[Rory, Dylan and Lachlan Cattanach]
Rory, Dylan and Lachlan Cattanach.

Fifth generation of the Cattanach family graduates from Queen’s

When Dylan Cattanach, Artsci’16, walked across the Grant Hall stage on Tuesday to receive his degree, he was following in the footsteps of his father, his grandfather, his great grandfather, and his great-great uncle.

Dylan, an economics grad, is the fifth generation of the Cattanach family to earn a degree from the Queen’s Faculty of Arts and Science. (Although technically those first three generations received their degrees from the Faculty of Arts before the merger with science in the 1970s.)

 “There is something about Queen’s that builds a real loyalty; it’s a tradition,” says Dylan’s father Rory Cattanach, Artsci’80. “When I was in Grade 2, I just assumed I was coming to Queen’s. My grandfather was a very big Queen’s guy. My older sister came to Queen’s. I came to Queen’s. My younger sister came to Queen’s. It’s just a great university.”

Dylan’s older brothers went to Western and McGill so the pressure was on him to continue the tricolour legacy.

“I kind felt obligated to come to Queen’s and continue the tradition and it was an awesome decision. It was a great four years,” Dylan said.

The tradition started in 1889 when James Cattanach graduated from Theology. His nephew John Cattanach was a 1919 Arts grad. Dylan’s grandfather Lachlan graduated in 1949 and was on hand yesterday to see Dylan walk across the Grant Hall stage. Over the years, there has been numerous other Cattanach family members who spent their universities years in the Limestone City.

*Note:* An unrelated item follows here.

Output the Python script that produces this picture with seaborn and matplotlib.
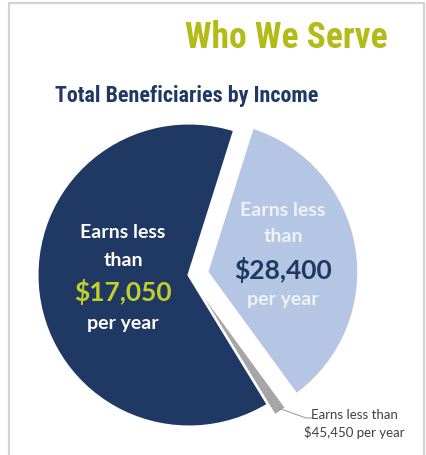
import matplotlib
matplotlib.use("Agg")
import math
import matplotlib.pyplot as plt
from matplotlib import font_manager
from matplotlib.lines import Line2D
import seaborn as sns

# Share of beneficiaries per income bracket (percent)
brackets = ["Earns less than $17,050", "Earns less than $45,450", "Earns less than $28,400"]
shares = [63.6, 1.3, 35.1]
slice_colors = ["#1f3864", "#a6a6a6", "#b4c6e3"]
slice_offsets = [0, 12, 18]

title = "Who We Serve"
subtitle = "Total Beneficiaries by Income"
big_label = ["Earns less", "than", "$17,050", "per year"]
mid_label = ["Earns less", "than", "$28,400", "per year"]
small_label = ["Earns less than", "$45,450 per year"]

sns.set_theme(style="white")
plt.rcParams["font.family"] = ["Lato", "DejaVu Sans"]


def pick_condensed():
    """Find a narrow bold face for the headings, falling back gracefully."""
    entries = font_manager.fontManager.ttflist
    names = {f.name for f in entries}
    for fam in ["Roboto Condensed", "Liberation Sans Narrow", "Open Sans Condensed",
                "Noto Sans Condensed", "DejaVu Sans Condensed"]:
        if fam in names:
            return dict(family=[fam, "DejaVu Sans"])
    for fam in ["DejaVu Sans", "Noto Sans", "Open Sans", "Roboto"]:
        if any(f.name == fam and f.stretch in ("condensed", "semi-condensed",
                                                 "extra-condensed")
               for f in entries):
            return dict(family=[fam, "DejaVu Sans"], fontstretch="condensed")
    return dict(family=["Roboto", "DejaVu Sans"])


head_font = pick_condensed()

W, H = 427, 456
fig = plt.figure(figsize=(W / 100, H / 100), dpi=100)
fig.patch.set_facecolor("white")
ax = fig.add_axes([0, 0, 1, 1])

wedges, _ = ax.pie(
    shares,
    colors=slice_colors,
    explode=slice_offsets,
    startangle=72.5,
    counterclock=True,
    center=(189, 180),
    radius=152,
    wedgeprops=dict(edgecolor="white", linewidth=2.2),
)
# keep the thin slice visible with a finer outline
wedges[1].set_linewidth(0.9)
ax.set_xlim(0, W)
ax.set_ylim(0, H)
ax.set_aspect("equal")
ax.axis("off")

# frame around the panel (open at the bottom)
frame_kw = dict(color="#d3d3d3", lw=1.6, solid_capstyle="butt")
ax.add_line(Line2D([9, 9, 424, 424], [0, 452, 452, 0], **frame_kw))

t_title = ax.text(286, 418, title, ha="center", va="center", fontsize=27,
                  fontweight="bold", color="#b3bb17", **head_font)
t_sub = ax.text(55, 360, subtitle, ha="left", va="center", fontsize=17.5,
                fontweight="bold", color="#1f3864", **head_font)

# size the headings to their intended widths
fig.canvas.draw()
renderer = fig.canvas.get_renderer()
for t, width in [(t_title, 203), (t_sub, 263)]:
    bb = t.get_window_extent(renderer)
    t.set_fontsize(t.get_fontsize() * width / bb.width)

# labels inside the large dark slice
for txt, y, size, col in zip(big_label, [223, 196, 164, 133],
                             [14, 14, 19, 14],
                             ["white", "white", "#c3cf2b", "white"]):
    ax.text(123, y, txt, ha="center", va="center", fontsize=size,
            fontweight="bold", color=col)

# labels inside the light slice
for txt, y, size, col in zip(mid_label, [245, 219, 186, 156],
                             [14, 14, 19, 14],
                             ["#eef2f9", "#eef2f9", "#1f3864", "#eef2f9"]):
    ax.text(283, y, txt, ha="center", va="center", fontsize=size,
            fontweight="bold", color=col)

# leader line from the thin slice to its note
w = wedges[1]
mid = math.radians((w.theta1 + w.theta2) / 2)
sx = w.center[0] + (w.r - 4) * math.cos(mid)
sy = w.center[1] + (w.r - 4) * math.sin(mid)
ax.add_line(Line2D([sx, 306, 312], [sy, 37, 37], color="#a0a0a0", lw=0.8))
ax.text(354, 41, small_label[0], ha="center", va="center", fontsize=9.5,
        color="#404040")
ax.text(354, 23, small_label[1], ha="center", va="center", fontsize=9.5,
        color="#404040")

fig.savefig("out.png", dpi=100, facecolor="white")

Lachlan met his wife at Queen’s and is still friends with classmates he met 60 years ago. He has fond memories of his time at Queen’s – even though one of those memories involve getting in a lot of trouble for painting a campus building.

“There is an old saying from (former Queen’s Vice-Principal) William Everett McNeill that goes ‘Though I am not a Queen’s man born, nor a Queen’s man bred. Yet when I die, there’s a Queen’s man dead.’ Once a Queen’s man, always a Queen’s man,” Lachlan says.